Seguiu-se então um momento de impasse: terminaria a corrida atrás de safety car, dando assim o título a Hamilton? Ou haveria ainda tempo e espaço para correr? Começaram, então, as comunicações entre Red Bull e Mercedes com a FIA, cada um a pressionar, a puxar para seu lado. Inicialmente, a direção de corrida não permitiu que os carros atrasados que ainda estavam entre Hamilton e Verstappen cedessem lugar ao neerlandês. Mas com a decisão de fazer sair o safety car antes do início da última volta, a decisão virou. O que significava que Lewis Hamilton e Max Verstappen iriam começar a última volta do GP Abu Dhabi colados, para desespero de Toto Wolff e da Mercedes, bem visível na voz alterada do team manager da equipa nas comunicações para Michael Masi.

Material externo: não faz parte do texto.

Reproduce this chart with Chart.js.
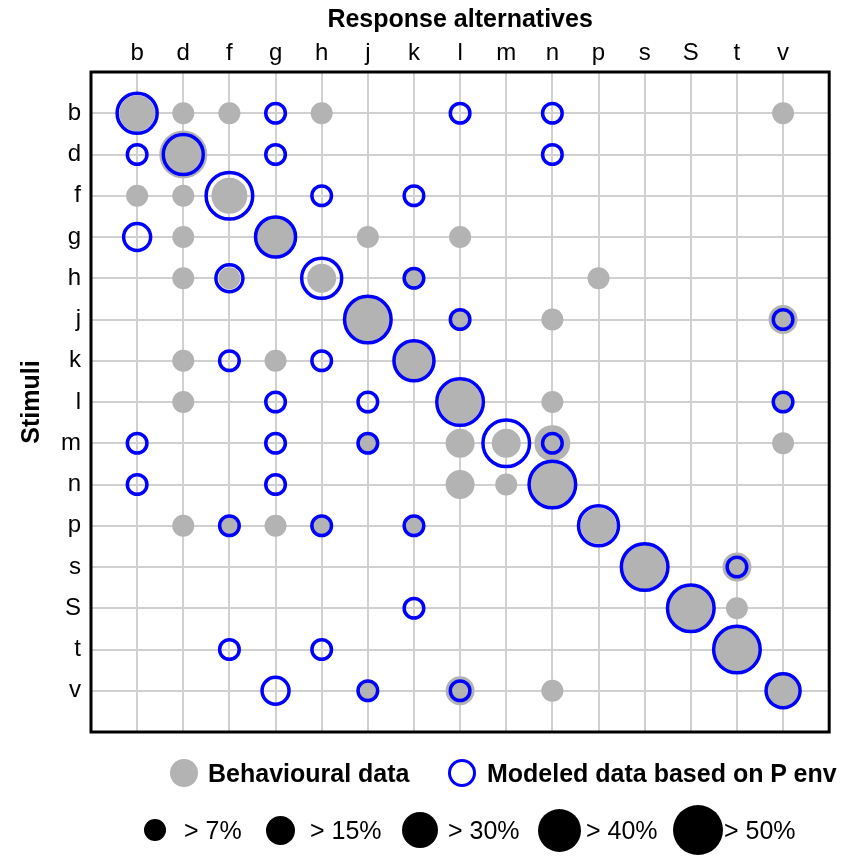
<!DOCTYPE html>
<html>
<head>
<meta charset="utf-8">
<script src="https://cdn.jsdelivr.net/npm/chart.js@4"></script>
<style>
  html, body { margin: 0; padding: 0; background: #fff; }
  #wrap { position: relative; width: 856px; height: 857px; font-family: "Liberation Sans", Arial, sans-serif; }
  #wrap canvas { position: absolute; left: 0; top: 0; }
  .key { position: absolute; height: 40px; line-height: 40px; font-size: 25px; color: #000; white-space: nowrap; }
  .dot { position: absolute; border-radius: 50%; box-sizing: border-box; }
</style>
</head>
<body>
<div id="wrap">
  <canvas id="confusionChart" width="856" height="857"></canvas>
  <div id="legend"></div>
</div>
<script>
// Response alternatives (columns) and stimuli (rows)
const responses = ['b', 'd', 'f', 'g', 'h', 'j', 'k', 'l', 'm', 'n', 'p', 's', 'S', 't', 'v'];
const stimuli = ['b', 'd', 'f', 'g', 'h', 'j', 'k', 'l', 'm', 'n', 'p', 's', 'S', 't', 'v'];

// Size class of each cell: 0 = hidden, 1..5 = the legend classes below
const sizeLabels = ['> 7%', '> 15%', '> 30%', '> 40%', '> 50%'];
const seriesNames = ['Behavioural data', 'Modeled data based on P env'];

// Behavioural data (grey discs), one row per stimulus
const behavioural = [
  [3, 1, 1, 0, 1, 0, 0, 0, 0, 0, 0, 0, 0, 0, 1],
  [0, 5, 0, 0, 0, 0, 0, 0, 0, 0, 0, 0, 0, 0, 0],
  [1, 1, 3, 0, 0, 0, 0, 0, 0, 0, 0, 0, 0, 0, 0],
  [0, 1, 0, 4, 0, 1, 0, 1, 0, 0, 0, 0, 0, 0, 0],
  [0, 1, 1, 0, 2, 0, 1, 0, 0, 0, 1, 0, 0, 0, 0],
  [0, 0, 0, 0, 0, 5, 0, 1, 0, 1, 0, 0, 0, 0, 2],
  [0, 1, 0, 1, 0, 0, 4, 0, 0, 0, 0, 0, 0, 0, 0],
  [0, 1, 0, 0, 0, 0, 0, 4, 0, 1, 0, 0, 0, 0, 1],
  [0, 0, 0, 0, 0, 1, 0, 2, 2, 3, 0, 0, 0, 0, 1],
  [0, 0, 0, 0, 0, 0, 0, 2, 1, 5, 0, 0, 0, 0, 0],
  [0, 1, 1, 1, 1, 0, 1, 0, 0, 0, 3, 0, 0, 0, 0],
  [0, 0, 0, 0, 0, 0, 0, 0, 0, 0, 0, 5, 0, 2, 0],
  [0, 0, 0, 0, 0, 0, 0, 0, 0, 0, 0, 0, 5, 1, 0],
  [0, 0, 0, 0, 0, 0, 0, 0, 0, 0, 0, 0, 0, 5, 0],
  [0, 0, 0, 0, 0, 1, 0, 2, 0, 1, 0, 0, 0, 0, 3]
];

// Modeled data (blue rings), one row per stimulus
const modeled = [
  [4, 0, 0, 1, 0, 0, 0, 1, 0, 1, 0, 0, 0, 0, 0],
  [1, 4, 0, 1, 0, 0, 0, 0, 0, 1, 0, 0, 0, 0, 0],
  [0, 0, 5, 0, 1, 0, 1, 0, 0, 0, 0, 0, 0, 0, 0],
  [2, 0, 0, 4, 0, 0, 0, 0, 0, 0, 0, 0, 0, 0, 0],
  [0, 0, 2, 0, 4, 0, 1, 0, 0, 0, 0, 0, 0, 0, 0],
  [0, 0, 0, 0, 0, 5, 0, 1, 0, 0, 0, 0, 0, 0, 1],
  [0, 0, 1, 0, 1, 0, 4, 0, 0, 0, 0, 0, 0, 0, 0],
  [0, 0, 0, 1, 0, 1, 0, 5, 0, 0, 0, 0, 0, 0, 1],
  [1, 0, 0, 1, 0, 1, 0, 0, 5, 1, 0, 0, 0, 0, 0],
  [1, 0, 0, 1, 0, 0, 0, 0, 0, 5, 0, 0, 0, 0, 0],
  [0, 0, 1, 0, 1, 0, 1, 0, 0, 0, 4, 0, 0, 0, 0],
  [0, 0, 0, 0, 0, 0, 0, 0, 0, 0, 0, 5, 0, 1, 0],
  [0, 0, 0, 0, 0, 0, 1, 0, 0, 0, 0, 0, 5, 0, 0],
  [0, 0, 1, 0, 1, 0, 0, 0, 0, 0, 0, 0, 0, 5, 0],
  [0, 0, 0, 2, 0, 1, 0, 1, 0, 0, 0, 0, 0, 0, 3]
];

// pixel radius for each size class (index 0 unused)
const greyRadius = [0, 11, 14.5, 18, 21.5, 24];
const blueRadius = [0, 9.8, 13.5, 17, 20, 23.3];
const legendDiameter = [22, 29, 36, 43, 50];

const GREY = '#b3b3b3';
const BLUE = '#0000ff';
const FONT = '"Liberation Sans", Arial, sans-serif';

// turn a level matrix into bubble points
function toPoints(matrix, radii) {
    const pts = [];
    matrix.forEach((row, yi) => {
        row.forEach((level, xi) => {
            if (level > 0) {
                pts.push({ x: xi, y: yi, r: radii[level] });
            }
        });
    });
    return pts;
}

function gridColor(ctx) {
    const v = ctx.tick ? ctx.tick.value : -1;
    return (v >= 0 && v < responses.length) ? '#d0d0d0' : 'rgba(0,0,0,0)';
}

// black frame round the plot area
const framePlugin = {
    id: 'frame',
    afterDraw(chart) {
        const { ctx, chartArea } = chart;
        ctx.save();
        ctx.strokeStyle = '#000';
        ctx.lineWidth = 3;
        ctx.strokeRect(chartArea.left, chartArea.top, chartArea.right - chartArea.left, chartArea.bottom - chartArea.top);
        ctx.restore();
    }
};

const ctx = document.getElementById('confusionChart').getContext('2d');
const chart = new Chart(ctx, {
    type: 'bubble',
    data: {
        datasets: [
            {
                label: seriesNames[1],
                data: toPoints(modeled, blueRadius),
                backgroundColor: 'rgba(0,0,0,0)',
                borderColor: BLUE,
                borderWidth: 3.5
            },
            {
                label: seriesNames[0],
                data: toPoints(behavioural, greyRadius),
                backgroundColor: GREY,
                borderColor: GREY,
                borderWidth: 0
            }
        ]
    },
    options: {
        responsive: false,
        maintainAspectRatio: false,
        animation: false,
        events: [],
        layout: { padding: { left: 0, top: 0, right: 24, bottom: 125 } },
        plugins: {
            legend: { display: false },
            tooltip: { enabled: false }
        },
        scales: {
            x: {
                type: 'linear',
                position: 'top',
                min: -1,
                max: 15,
                ticks: {
                    stepSize: 1,
                    autoSkip: false,
                    maxRotation: 0,
                    padding: 4,
                    color: '#000',
                    font: { family: FONT, size: 24 },
                    callback: v => responses[v] ?? ''
                },
                grid: { color: gridColor, lineWidth: 2, drawTicks: false },
                border: { display: false },
                title: {
                    display: true,
                    text: 'Response alternatives',
                    color: '#000',
                    font: { family: FONT, size: 25, weight: 'bold' },
                    padding: { top: 5, bottom: 0 }
                },
                afterFit: scale => { scale.height = 72; }
            },
            y: {
                type: 'linear',
                reverse: true,
                min: -1,
                max: 15,
                ticks: {
                    stepSize: 1,
                    autoSkip: false,
                    padding: 10,
                    color: '#000',
                    font: { family: FONT, size: 24 },
                    callback: v => stimuli[v] ?? ''
                },
                grid: { color: gridColor, lineWidth: 2, drawTicks: false },
                border: { display: false },
                title: {
                    display: true,
                    text: 'Stimuli',
                    color: '#000',
                    font: { family: FONT, size: 25, weight: 'bold' },
                    padding: { top: 17, bottom: 0 }
                },
                afterFit: scale => { scale.width = 91; }
            }
        }
    },
    plugins: [framePlugin]
});

// HTML legend below the plot
const legendEl = document.getElementById('legend');

function addDot(cx, cy, d, fill, border) {
    const el = document.createElement('div');
    el.className = 'dot';
    el.style.left = (cx - d / 2) + 'px';
    el.style.top = (cy - d / 2) + 'px';
    el.style.width = d + 'px';
    el.style.height = d + 'px';
    el.style.background = fill;
    if (border) el.style.border = border;
    legendEl.appendChild(el);
}

function addText(x, cy, text, bold) {
    const el = document.createElement('div');
    el.className = 'key';
    el.style.left = x + 'px';
    el.style.top = (cy - 20) + 'px';
    el.style.fontWeight = bold ? 'bold' : 'normal';
    el.textContent = text;
    legendEl.appendChild(el);
}

// series row
addDot(184, 773, 28, GREY, null);
addText(208, 773, seriesNames[0], true);
addDot(462, 773, 28, 'transparent', '3px solid ' + BLUE);
addText(487, 773, seriesNames[1], true);

// size row
const sizeDotX = [155, 280, 420, 559, 698];
const sizeTextX = [184, 310, 448, 586, 724];
sizeLabels.forEach((label, i) => {
    addDot(sizeDotX[i], 830, legendDiameter[i], '#000', null);
    addText(sizeTextX[i], 830, label, false);
});
</script>
</body>
</html>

Verstappen tinha, assim, toda a vantagem, à conta dos pneus novos. E mesmo com muita luta de Hamilton, o neerlandês conseguiu mesmo a ultrapassagem já dentro dos momentos finais, conseguindo assim de forma quase inesperada um título que parecia impossível 10 minutos antes. Uma sorte, diga-se, que a Red Bull também procurou, ao tentar todas as estratégias, ao arriscar tudo o que era possível arriscar para estar preparado para um desses momentos inesperados que esta temporada nos ensinou a estar sempre à espera.
Uma corrida louca, cheia de vidas dentro dela, emoção até ao fim. Um novo campeão, não sem polémica à mistura. A temporada de 2021 in a nutshell.
Ah, com tudo isto, Carlos Sainz (Ferrari) conseguiu o terceiro lugar do pódio e a Mercedes confirmou o título de construtores, um fraco consolo para o construtor alemão.